Alla fine saranno in 495mila a riuscire a tornare in Italia. Il rientro è per tutti traumatico: i soldati, molti dei quali in pessime condizioni fisiche e devastati dal disturbo da stress post-traumatico, si ritrovano catapultati in un Paese completamente diverso da quello che avevano lasciato. Ma soprattutto, incontrano un’Italia indifferente alle loro storie, se non ostile. L’amor di patria che li aveva spinti a rifiutarsi di combattere per il nazismo è visto come uno sgradito ricordo del Ventennio. Inoltre, sono considerati un elemento di disturbo rispetto a quello che Avagliano e Palmieri chiamano “il monopolio della memoria”, dal momento che la sinistra considera chiunque abbia prestato servizio nell’esercito responsabile della guerra d’aggressione fascista. A differenza degli altri prigionieri dei lager nazisti, che già nei primissimi anni dopo la fine della guerra cominciano il loro lavoro testimoniale, gli internati militari italiani, forse consapevoli di essere inascoltati, non hanno conservato la loro memoria.

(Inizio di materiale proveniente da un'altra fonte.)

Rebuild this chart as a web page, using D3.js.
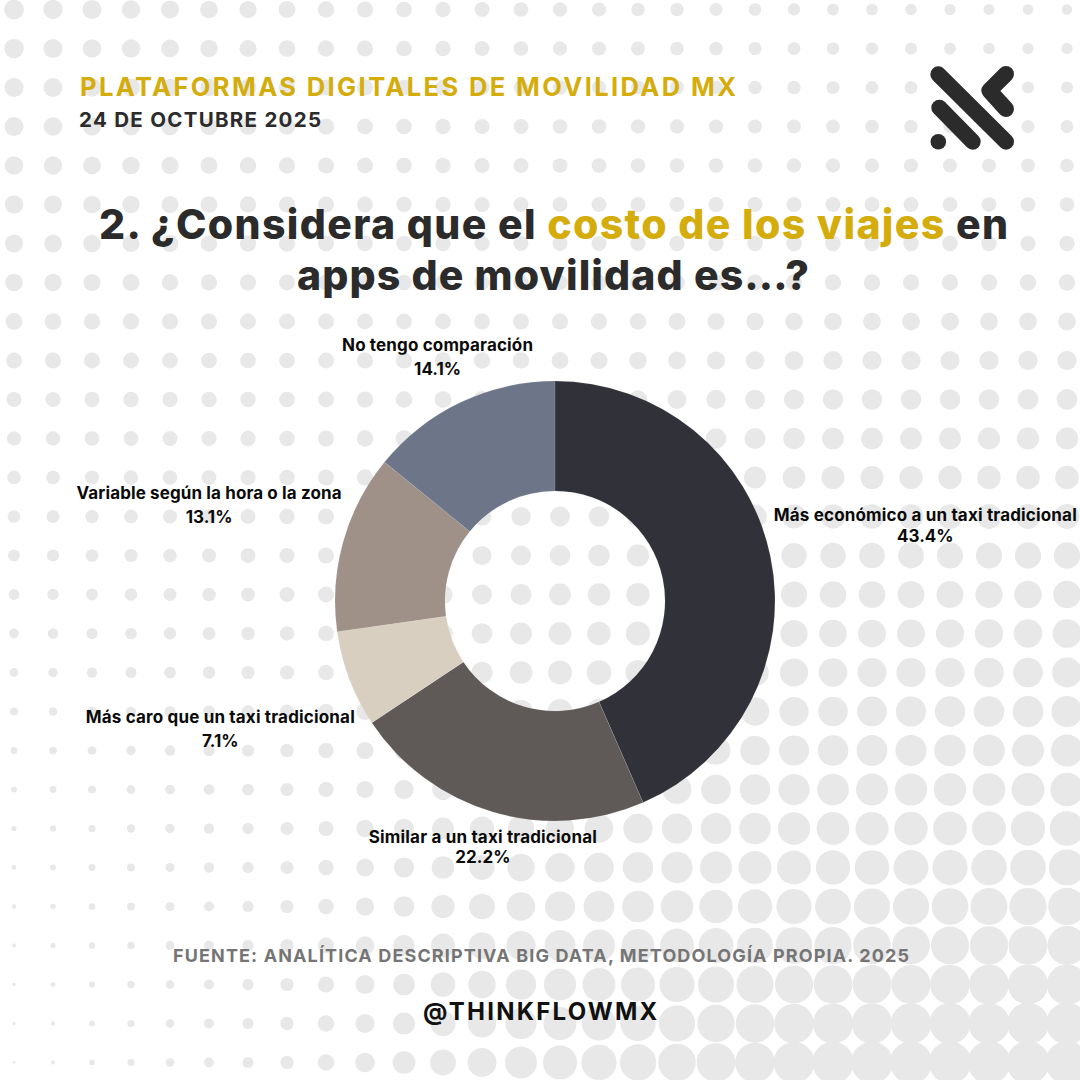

Il lavoro di ricostruzione storica sugli Imi è cominciato solo in tempi molto recenti, nonostante la costituzione già nel 1946 dell’Associazione nazionale ex internati e nel 1949 dell’Associazione nazionale reduci dalla prigionia. Dal 2006, lo Stato italiano riconosce la Medaglia d’onore ai cittadini italiani deportati e internati nei lager nazisti tra il 1943-1945, consegnata ogni anno nel giorno della memoria ai pochi superstiti e alle loro famiglie. Tuttavia, ancora oggi, in pochi conosco la storia di quegli italiani che pagarono a caro prezzo la fedeltà a un Paese che si era dimenticato di loro.